Part III: Place-names: the name

And the final part is back to the narrator who meets Gilberte, the daughter of Swann and Odette (whom he had already met, by chance, in part one), and falls in love as a child, playing childhood games with her, and then becomes obsessed about seeing her, and when he can no longer see her he becomes obssessed about seeing her mother in the parade at the Bois de Boulogne, where he hears other men talking about her reputation and admitting that they too have slept with Odette.
Great lines:
  • That day which I had so dreaded was, in fact, one of the only ones on which I was not too unhappy.

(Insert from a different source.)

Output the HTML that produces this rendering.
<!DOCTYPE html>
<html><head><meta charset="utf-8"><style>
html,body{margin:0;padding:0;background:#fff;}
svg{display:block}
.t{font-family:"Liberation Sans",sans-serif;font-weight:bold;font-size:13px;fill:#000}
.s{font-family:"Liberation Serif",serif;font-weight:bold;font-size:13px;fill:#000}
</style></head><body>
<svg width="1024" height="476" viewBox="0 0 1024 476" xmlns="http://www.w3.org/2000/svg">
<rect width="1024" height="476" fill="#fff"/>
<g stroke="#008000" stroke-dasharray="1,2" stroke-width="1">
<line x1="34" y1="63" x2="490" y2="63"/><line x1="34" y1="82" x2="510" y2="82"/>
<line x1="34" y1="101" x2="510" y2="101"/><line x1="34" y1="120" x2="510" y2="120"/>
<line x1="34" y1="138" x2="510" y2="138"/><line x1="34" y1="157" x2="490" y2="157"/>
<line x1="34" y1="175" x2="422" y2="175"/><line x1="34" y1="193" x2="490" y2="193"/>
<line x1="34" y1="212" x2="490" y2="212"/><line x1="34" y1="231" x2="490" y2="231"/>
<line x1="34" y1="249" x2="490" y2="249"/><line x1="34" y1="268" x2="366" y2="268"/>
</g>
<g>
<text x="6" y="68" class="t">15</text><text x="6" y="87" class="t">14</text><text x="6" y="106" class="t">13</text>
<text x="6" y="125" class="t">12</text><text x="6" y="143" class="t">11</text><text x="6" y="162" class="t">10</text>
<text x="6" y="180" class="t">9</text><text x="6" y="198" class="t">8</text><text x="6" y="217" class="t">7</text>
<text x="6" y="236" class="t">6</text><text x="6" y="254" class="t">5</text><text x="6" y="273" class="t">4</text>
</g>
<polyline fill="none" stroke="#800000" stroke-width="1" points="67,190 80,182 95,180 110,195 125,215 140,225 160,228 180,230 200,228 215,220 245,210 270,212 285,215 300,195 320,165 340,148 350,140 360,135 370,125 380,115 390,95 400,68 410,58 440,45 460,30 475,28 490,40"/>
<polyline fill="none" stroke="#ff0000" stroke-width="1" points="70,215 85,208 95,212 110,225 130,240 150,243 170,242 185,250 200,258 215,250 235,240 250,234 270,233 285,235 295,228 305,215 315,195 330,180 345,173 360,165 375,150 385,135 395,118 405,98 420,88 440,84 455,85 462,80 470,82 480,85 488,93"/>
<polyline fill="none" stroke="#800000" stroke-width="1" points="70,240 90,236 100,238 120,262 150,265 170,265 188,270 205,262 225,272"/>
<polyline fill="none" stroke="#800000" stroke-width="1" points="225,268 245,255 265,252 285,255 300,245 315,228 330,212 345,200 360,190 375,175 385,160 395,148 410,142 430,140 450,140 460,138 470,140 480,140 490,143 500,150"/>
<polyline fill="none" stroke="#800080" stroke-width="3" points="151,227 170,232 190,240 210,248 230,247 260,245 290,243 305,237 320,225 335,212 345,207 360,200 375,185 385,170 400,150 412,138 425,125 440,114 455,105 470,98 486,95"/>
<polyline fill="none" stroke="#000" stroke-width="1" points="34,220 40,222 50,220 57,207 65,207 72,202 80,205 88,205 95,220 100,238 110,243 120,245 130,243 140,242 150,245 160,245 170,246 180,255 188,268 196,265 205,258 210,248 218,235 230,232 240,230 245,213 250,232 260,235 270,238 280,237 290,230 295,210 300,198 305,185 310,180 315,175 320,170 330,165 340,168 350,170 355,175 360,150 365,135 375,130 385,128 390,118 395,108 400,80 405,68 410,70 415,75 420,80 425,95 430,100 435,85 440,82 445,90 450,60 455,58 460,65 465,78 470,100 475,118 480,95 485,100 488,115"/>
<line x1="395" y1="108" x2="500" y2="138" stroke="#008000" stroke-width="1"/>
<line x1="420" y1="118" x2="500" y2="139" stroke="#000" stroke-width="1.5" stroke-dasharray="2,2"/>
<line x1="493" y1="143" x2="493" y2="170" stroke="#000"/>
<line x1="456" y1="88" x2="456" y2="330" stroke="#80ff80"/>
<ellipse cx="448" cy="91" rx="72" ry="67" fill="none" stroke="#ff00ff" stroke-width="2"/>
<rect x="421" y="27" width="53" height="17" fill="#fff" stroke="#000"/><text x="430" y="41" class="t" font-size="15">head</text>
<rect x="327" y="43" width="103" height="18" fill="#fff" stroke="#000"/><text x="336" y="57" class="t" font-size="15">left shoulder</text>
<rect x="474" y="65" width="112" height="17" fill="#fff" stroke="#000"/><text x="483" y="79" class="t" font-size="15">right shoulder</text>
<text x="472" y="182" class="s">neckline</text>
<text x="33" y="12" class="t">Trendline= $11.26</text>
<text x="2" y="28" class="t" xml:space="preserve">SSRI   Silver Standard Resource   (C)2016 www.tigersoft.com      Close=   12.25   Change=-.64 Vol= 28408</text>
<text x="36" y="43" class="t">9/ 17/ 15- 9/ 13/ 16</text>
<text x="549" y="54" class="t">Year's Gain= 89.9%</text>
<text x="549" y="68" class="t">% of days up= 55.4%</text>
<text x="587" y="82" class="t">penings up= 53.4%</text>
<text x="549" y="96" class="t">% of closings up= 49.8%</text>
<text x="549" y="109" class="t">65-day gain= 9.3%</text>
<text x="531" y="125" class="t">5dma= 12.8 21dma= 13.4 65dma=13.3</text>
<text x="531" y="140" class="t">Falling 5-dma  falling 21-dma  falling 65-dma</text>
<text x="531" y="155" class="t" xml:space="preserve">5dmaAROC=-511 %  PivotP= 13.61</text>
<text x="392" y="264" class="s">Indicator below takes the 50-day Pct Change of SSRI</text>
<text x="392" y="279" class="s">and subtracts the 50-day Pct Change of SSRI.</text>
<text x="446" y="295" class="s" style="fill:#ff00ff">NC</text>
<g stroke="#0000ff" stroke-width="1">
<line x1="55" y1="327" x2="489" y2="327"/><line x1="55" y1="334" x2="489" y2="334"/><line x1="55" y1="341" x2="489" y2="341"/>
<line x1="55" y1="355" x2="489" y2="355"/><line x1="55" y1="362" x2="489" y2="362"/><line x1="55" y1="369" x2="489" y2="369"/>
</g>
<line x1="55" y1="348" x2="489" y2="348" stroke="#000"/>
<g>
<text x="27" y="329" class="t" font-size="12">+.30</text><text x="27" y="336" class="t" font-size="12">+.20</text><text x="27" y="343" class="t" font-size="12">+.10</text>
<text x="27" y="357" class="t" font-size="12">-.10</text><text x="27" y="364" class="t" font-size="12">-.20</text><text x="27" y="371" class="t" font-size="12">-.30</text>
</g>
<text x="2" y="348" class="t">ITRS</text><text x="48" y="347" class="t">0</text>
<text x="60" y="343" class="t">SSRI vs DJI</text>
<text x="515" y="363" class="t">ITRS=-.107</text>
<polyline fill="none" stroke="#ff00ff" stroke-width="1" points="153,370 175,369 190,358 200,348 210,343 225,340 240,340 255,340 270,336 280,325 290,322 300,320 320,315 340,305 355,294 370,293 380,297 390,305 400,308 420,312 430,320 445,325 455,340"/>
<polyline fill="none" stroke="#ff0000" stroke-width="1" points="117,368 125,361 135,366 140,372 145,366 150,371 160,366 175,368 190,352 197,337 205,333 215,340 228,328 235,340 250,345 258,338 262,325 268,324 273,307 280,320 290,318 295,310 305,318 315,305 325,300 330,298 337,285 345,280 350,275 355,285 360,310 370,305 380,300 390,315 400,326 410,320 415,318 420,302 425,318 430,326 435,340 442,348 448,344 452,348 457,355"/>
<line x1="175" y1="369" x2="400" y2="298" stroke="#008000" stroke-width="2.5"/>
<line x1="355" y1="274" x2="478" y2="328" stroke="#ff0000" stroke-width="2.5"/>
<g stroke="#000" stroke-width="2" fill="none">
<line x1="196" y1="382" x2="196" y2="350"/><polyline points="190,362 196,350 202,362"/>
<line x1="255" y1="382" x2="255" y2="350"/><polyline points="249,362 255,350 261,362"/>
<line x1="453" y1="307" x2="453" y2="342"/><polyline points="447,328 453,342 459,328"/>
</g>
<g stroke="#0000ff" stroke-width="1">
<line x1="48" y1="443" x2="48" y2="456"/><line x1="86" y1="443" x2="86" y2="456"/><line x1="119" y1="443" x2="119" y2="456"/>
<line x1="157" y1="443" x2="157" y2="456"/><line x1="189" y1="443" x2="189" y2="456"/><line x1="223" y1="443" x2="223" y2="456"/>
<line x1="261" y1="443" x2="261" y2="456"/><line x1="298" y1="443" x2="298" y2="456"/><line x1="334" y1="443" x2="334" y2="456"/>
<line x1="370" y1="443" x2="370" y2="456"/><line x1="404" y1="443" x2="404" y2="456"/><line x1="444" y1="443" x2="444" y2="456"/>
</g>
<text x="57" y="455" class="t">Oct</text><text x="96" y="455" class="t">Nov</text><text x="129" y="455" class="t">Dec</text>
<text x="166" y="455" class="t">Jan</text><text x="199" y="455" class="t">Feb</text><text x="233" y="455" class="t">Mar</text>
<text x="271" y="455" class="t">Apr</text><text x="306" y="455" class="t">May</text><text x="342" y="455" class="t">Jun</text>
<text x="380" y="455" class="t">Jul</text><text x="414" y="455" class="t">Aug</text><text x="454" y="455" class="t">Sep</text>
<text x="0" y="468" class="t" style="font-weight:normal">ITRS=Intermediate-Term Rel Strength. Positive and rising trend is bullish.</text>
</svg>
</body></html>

  • The places we have known do not belong solely to the world of space in which we situate them for our greater convenience. They were only a thin slice among contiguous impressions that formed our life at that time; the memory of a certain image is only regret for a certain moment; and houses, roads, avenues are as fleeting, alas, as the years.” (Last line)
But is it any good?
Three stories about obsession then, described in obsessive detail, and in long intricate sentences. A lot of the obsession involves the place of a person in society (Proust's obsession with the finer details of social life is perhaps why Virginia Woolf loved him rather than James Joyce, whom she thought common; Woolf was a massive snob; Proust says that Swann married "a woman of the worst social station, practically a cocotte"; it might be argued that Proust attacks and satirises the pretensions of social snobs and that he is therefore not a snob but he certainly feels that educated and intelligent people are superior to ill-educated and ignoratn people and he is therefore clearly an intellectual snob), as if he or she were an organism whose place in the grand ecosystem that is life cannot be understood without a microscopic examination of each facet of their ecological niche. And on that level, it is a masterpiece.

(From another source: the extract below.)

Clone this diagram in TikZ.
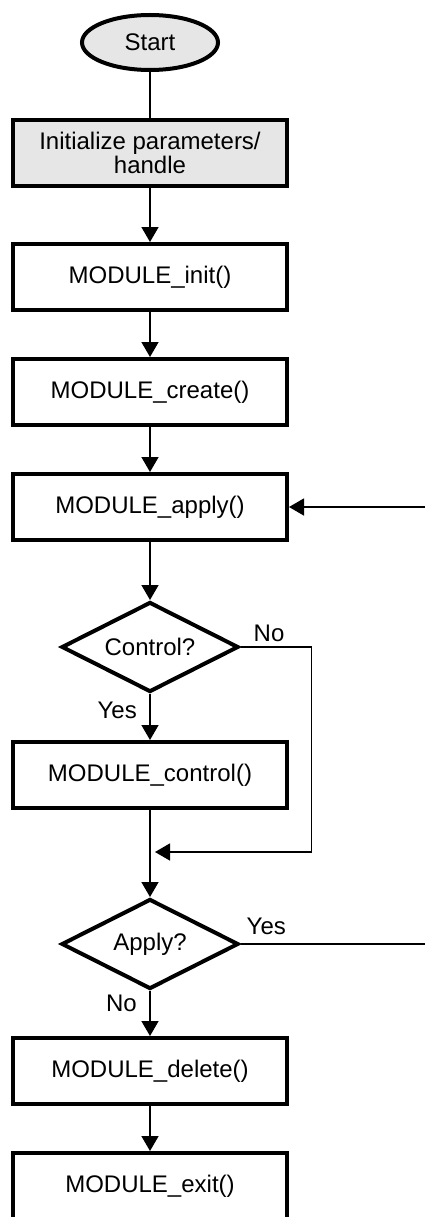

But it is exhausting to read.

Is Proust a genius?
  • "The trouble with Proust is that sometimes you go through an absolutely wonderful passage, but then you have to go about 200 pages of intense French snobbery, high-society maneuverings and pure self-indulgence. It goes on and on and on and on." Kazuo Ishiguro
  • "If you have read all of A la Recherche du Temps Perdu, you should be very worried about yourself. As Proust very well knew, reading his work for as long as it takes is temps perdu, time wasted" Germiane Greer
  • "I find the endless sentences distancing, the people without interest." Susan Hill
Arthur Quiller-Couch, in Shakespeare's Workmanship, states that “The half of artistry consists in learning to make one stroke better than two. The more simply, economically, you produce the impression aimed at, the better workman you make all yourself.” If he is right then Proust, who routinely used ten words when one might have done, apparently under the impression that brevity was simply laziness, was not an artist, let alone a genius.